La force presque surnaturelle
de KAZANTZAKI réside dans la manière de guider son lectorat en de
menues scénettes, puissantes, dont la maîtrise est totale. Il sait
peut-être mieux que personne décrire les âmes, en des personnages
eux aussi d’une vigueur et d’une dimension vertigineuses. Son
aisance aussi, pour conter les massacres des guerres passées entre
chrétiens et musulmans, sa méticulosité pour décrire une scène
de combat. Tout est saisissant dans cet ample roman, véritable
fresque historique aux détails foisonnants et calibrés, le résultat
est en tous points éblouissant. Car KAZANTZAKI n’oublie pas
l’humour de circonstance, comme pour dédramatiser : « Mon
grand-père, armé d’un brûlot, incendiait les frégates ennemies,
mon père, armé d’un fusil, décimait les Turcs et moi, armé d’un
chasse-mouches, je tue les mouches, pouah ! ».
KAZANTZAKI fut un homme fasciné
par la figure du Christ. Elle est encore ici bien présente, avec son
ombre apparaissant ici et là, mais toujours en filigrane, comme un
fil conducteur. Et si les personnages de ce roman quasi divin
trinquent beaucoup, c’est pour ne pas perdre ni leurs forces, ni
leur dignité d’êtres humains respectueux de leurs ennemis, malgré
la haine réciproque.

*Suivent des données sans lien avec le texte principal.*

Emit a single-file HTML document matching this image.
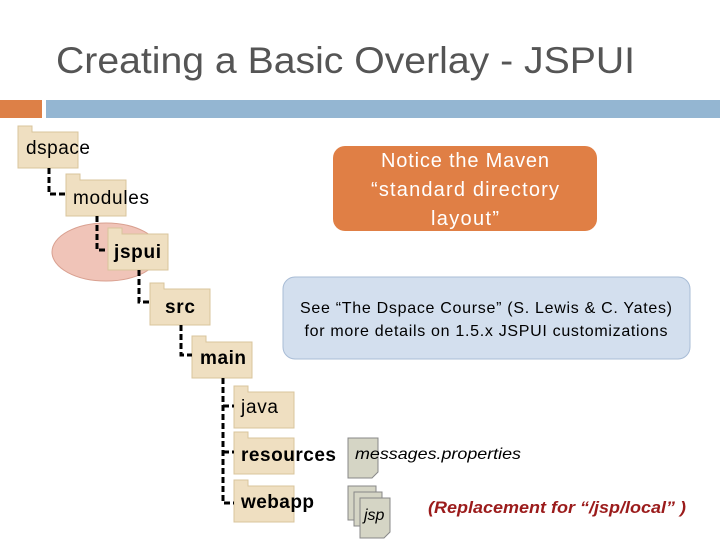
<!DOCTYPE html>
<html><head><meta charset="utf-8"><style>
body{margin:0;width:720px;height:540px;background:#fff;overflow:hidden;font-family:"Liberation Sans",sans-serif}
</style></head><body>
<svg width="720" height="540" xmlns="http://www.w3.org/2000/svg" font-family="Liberation Sans, sans-serif">
<text x="56" y="73" font-size="37" fill="#555" textLength="579" lengthAdjust="spacingAndGlyphs">Creating a Basic Overlay - JSPUI</text>
<rect x="0" y="100" width="42" height="18" fill="#dd8047"/>
<rect x="46" y="100" width="674" height="18" fill="#94b6d2"/>
<ellipse cx="106" cy="252" rx="54" ry="29" fill="#f0c4b8" stroke="#d9a090"/>
<g fill="#efdfc1" stroke="#d9c49c">
<path d="M18 168V126h14v6h46v36z"/>
<path d="M66 216V174h14v6h46v36z"/>
<path d="M108 270V228h14v6h46v36z"/>
<path d="M150 325V283h14v6h46v36z"/>
<path d="M192 378V336h14v6h46v36z"/>
<path d="M234 428V386h14v6h46v36z"/>
<path d="M234 474V432h14v6h46v36z"/>
<path d="M234 522V480h14v6h46v36z"/>
</g>
<g stroke="#000" stroke-width="3" stroke-dasharray="6,3" fill="none">
<path d="M49 168V194H66"/>
<path d="M97 216V250H108"/>
<path d="M139 270V302H150"/>
<path d="M181 325V355H192"/>
<path d="M223 378V503H234M223 406H234M223 452H234"/>
</g>
<g font-size="19" fill="#000" lengthAdjust="spacingAndGlyphs">
<text x="26" y="154" textLength="64">dspace</text>
<text x="73" y="204" textLength="76">modules</text>
<text x="114" y="258" font-weight="bold" textLength="47">jspui</text>
<text x="165" y="313" font-weight="bold" textLength="30">src</text>
<text x="200" y="364" font-weight="bold" textLength="46">main</text>
<text x="241" y="413" textLength="37">java</text>
<text x="241" y="461" font-weight="bold" textLength="95">resources</text>
<text x="241" y="508" font-weight="bold" textLength="73">webapp</text>
</g>
<g fill="#d5d5c5" stroke="#888">
<path d="M348 438h30v34l-6 6h-24z"/>
<path d="M348 486h28v34h-28z"/>
<path d="M354 492h28v34h-28z"/>
<path d="M360 498h30v34l-6 6h-24z"/>
</g>
<text x="355" y="459" font-size="16" font-style="italic" textLength="166" lengthAdjust="spacingAndGlyphs">messages.properties</text>
<text x="364" y="520" font-size="16" font-style="italic">jsp</text>
<text x="428" y="513" font-size="17" font-weight="bold" font-style="italic" fill="#9b1b1b" textLength="258" lengthAdjust="spacingAndGlyphs">(Replacement for “/jsp/local” )</text>
<rect x="333" y="146" width="264" height="85" rx="12" fill="#e07f45"/>
<g font-size="20" fill="#fff" text-anchor="middle" lengthAdjust="spacingAndGlyphs">
<text x="465" y="167" textLength="168">Notice the Maven</text>
<text x="465" y="196" textLength="188">“standard directory</text>
<text x="465" y="225" textLength="68">layout”</text>
</g>
<rect x="283" y="277" width="407" height="82" rx="12" fill="#d3dfee" stroke="#a8bcd6"/>
<g font-size="16" fill="#000" text-anchor="middle" lengthAdjust="spacingAndGlyphs">
<text x="486" y="313" textLength="372">See “The Dspace Course” (S. Lewis &amp; C. Yates)</text>
<text x="486" y="336" textLength="363">for more details on 1.5.x JSPUI customizations</text>
</g>
</svg>
</body></html>
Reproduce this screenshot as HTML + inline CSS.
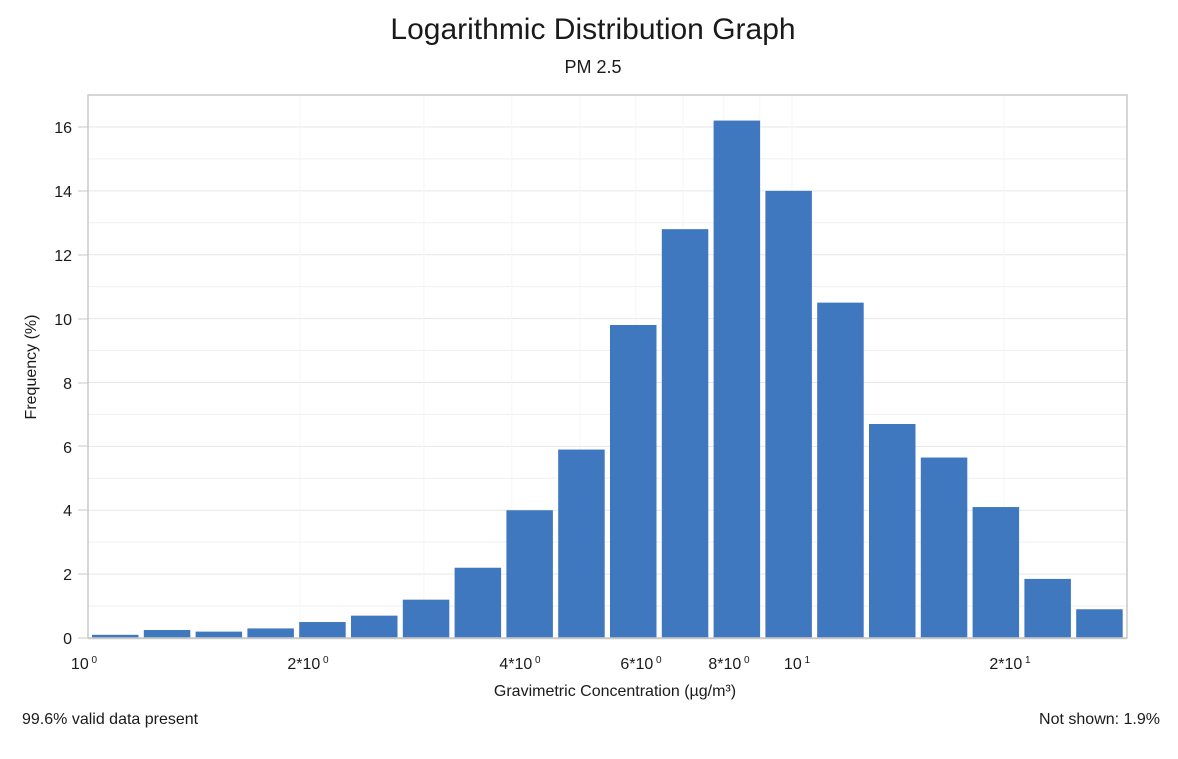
<!DOCTYPE html>
<html><head><meta charset="utf-8"><style>
body{margin:0;background:#fff;}
svg text{font-family:"Liberation Sans",sans-serif;fill:#1a1a1a;}
</style></head><body>
<svg width="1178" height="754" xmlns="http://www.w3.org/2000/svg">
<text x="593" y="39" font-size="30" text-anchor="middle">Logarithmic Distribution Graph</text>
<text x="593" y="73" font-size="18" text-anchor="middle">PM 2.5</text>
<g id="grid" stroke="#eef0f2" stroke-width="1">
</g>
<script>
var g=document.getElementById('grid');var ns="http://www.w3.org/2000/svg";
for(var v=1;v<=17;v++){var y=638-v*31.94;var l=document.createElementNS(ns,'line');l.setAttribute('x1',88);l.setAttribute('x2',1127);l.setAttribute('y1',y);l.setAttribute('y2',y);if(v%2==0)l.setAttribute('stroke','#e4e7ea');g.appendChild(l);}
[2,3,4,5,6,7,8,9,10,20].forEach(function(t){var x=88+Math.log10(t)*704;var l=document.createElementNS(ns,'line');l.setAttribute('x1',x);l.setAttribute('x2',x);l.setAttribute('y1',95);l.setAttribute('y2',638);l.setAttribute('stroke','#f4f5f6');g.appendChild(l);});
</script>
<g id="bars" fill="#3f78be"></g>
<script>
var h=[0.1,0.25,0.2,0.3,0.5,0.7,1.2,2.2,4.0,5.9,9.8,12.8,16.2,14.0,10.5,6.7,5.65,4.1,1.85,0.9];
var b=document.getElementById('bars');
h.forEach(function(v,i){var r=document.createElementNS(ns,'rect');var x=92+i*51.8;r.setAttribute('x',x);r.setAttribute('width',46.5);r.setAttribute('y',638-v*31.94);r.setAttribute('height',v*31.94);b.appendChild(r);});
</script>
<rect x="88" y="95" width="1039" height="543" fill="none" stroke="#c8c8c8" stroke-width="1.5"/>
<line x1="88" y1="638.5" x2="1127" y2="638.5" stroke="#c8c8c8" stroke-width="1.5"/>
<g font-size="16" text-anchor="end">
<text x="72" y="644">0</text><text x="72" y="580">2</text><text x="72" y="516">4</text><text x="72" y="453">6</text><text x="72" y="389">8</text><text x="72" y="325">10</text><text x="72" y="261">12</text><text x="72" y="197">14</text><text x="72" y="133">16</text>
</g>
<g stroke="#c8c8c8"><line x1="78" x2="88" y1="638" y2="638"/><line x1="78" x2="88" y1="574" y2="574"/><line x1="78" x2="88" y1="510" y2="510"/><line x1="78" x2="88" y1="446" y2="446"/><line x1="78" x2="88" y1="383" y2="383"/><line x1="78" x2="88" y1="319" y2="319"/><line x1="78" x2="88" y1="255" y2="255"/><line x1="78" x2="88" y1="191" y2="191"/><line x1="78" x2="88" y1="127" y2="127"/></g>
<g font-size="16" text-anchor="middle">
<text x="84" y="669">10<tspan font-size="10" dy="-6"> 0</tspan></text>
<text x="308" y="669">2*10<tspan font-size="10" dy="-6"> 0</tspan></text>
<text x="520" y="669">4*10<tspan font-size="10" dy="-6"> 0</tspan></text>
<text x="641" y="669">6*10<tspan font-size="10" dy="-6"> 0</tspan></text>
<text x="729" y="669">8*10<tspan font-size="10" dy="-6"> 0</tspan></text>
<text x="797" y="669">10<tspan font-size="10" dy="-6"> 1</tspan></text>
<text x="1010" y="669">2*10<tspan font-size="10" dy="-6"> 1</tspan></text>
</g>
<text x="615" y="696" font-size="16" text-anchor="middle">Gravimetric Concentration (µg/m³)</text>
<text x="36" y="367" font-size="16" text-anchor="middle" transform="rotate(-90 36 367)">Frequency (%)</text>
<text x="22" y="724" font-size="16">99.6% valid data present</text>
<text x="1160" y="724" font-size="16" text-anchor="end">Not shown: 1.9%</text>
</svg>
</body></html>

Certes, une certaine misogynie peut poindre en
des pages, et pourtant les femmes savent aussi se révolter et taper
du poing sur la table, se faire entendre et respecter, c’est l’une
des ambiguïtés des romans de KAZANTZAKI, toutes ces ambiguïtés
mises bout à bout pouvant être rapprochées sans honte aucune aux
chefs d’œuvre de DOSTOÏEVSKI, ainsi que de certaines scènes de
TOLSTOÏ pour la précision des combats.
Le crétois KAZANTZAKI possède
un style russe mais à la manière des contes persans, son style et
son univers sont ce feu d’artifice pétillant et ininterrompu,
chacune des figures qu’il met en scène personnifiant une identité
collective, comme ce jeune homme de 17 ans, Théodoris, neveu de
Michel et représentant l’avenir, tout comme Thrassaki, le
renouveau de la Crète et de la chrétienté, sa résurrection, alors
que Sifakas le vieux père de Michel, centenaire, représente, ainsi
que quelques autres, par sa participation aux luttes de 1821, la
Crète de jadis. Tous ont leur place dans ce roman aux nombreuses
ramifications.
KAZANTZAKI décortique dans ce
roman d’une immense spiritualité les coutumes ancestrales
crétoises, rattrapées par un fort antisémitisme rural, ruralité
qu’il exacerbe par force détails. Et toujours ces images violentes
très marquantes dans un livre dense et si riche : « Ce
ne sont pas des morceaux de viande, vieux Sifakas, ce sont des
oreilles. Ce n’est pas de l’eau, c’est de l’alcool. Le jour
où un Turc m’a renversé et mangé l’oreille, c’était en
1821, j’ai fait le serment de mettre dans cette bouteille une
oreille de chaque tête de Turc que je tuerais… Pour te raconter
mon histoire, capétan Sifakas, je n’ai qu’à regarder une à une
les oreilles qui nagent dans cet alcool. Je sais à qui appartiennent
chacune d’elles ».
Derrière ce combat à la fois
d’une époque et d’une nation, sur une terre définie, c’est
bien un message universel que KAZANTZAKI délivre, ce verbe pouvant
être d’ailleurs lu sur plusieurs niveaux. C’est tout simplement
du Grand Art. Réédition disponible aux éditions Cambourakis.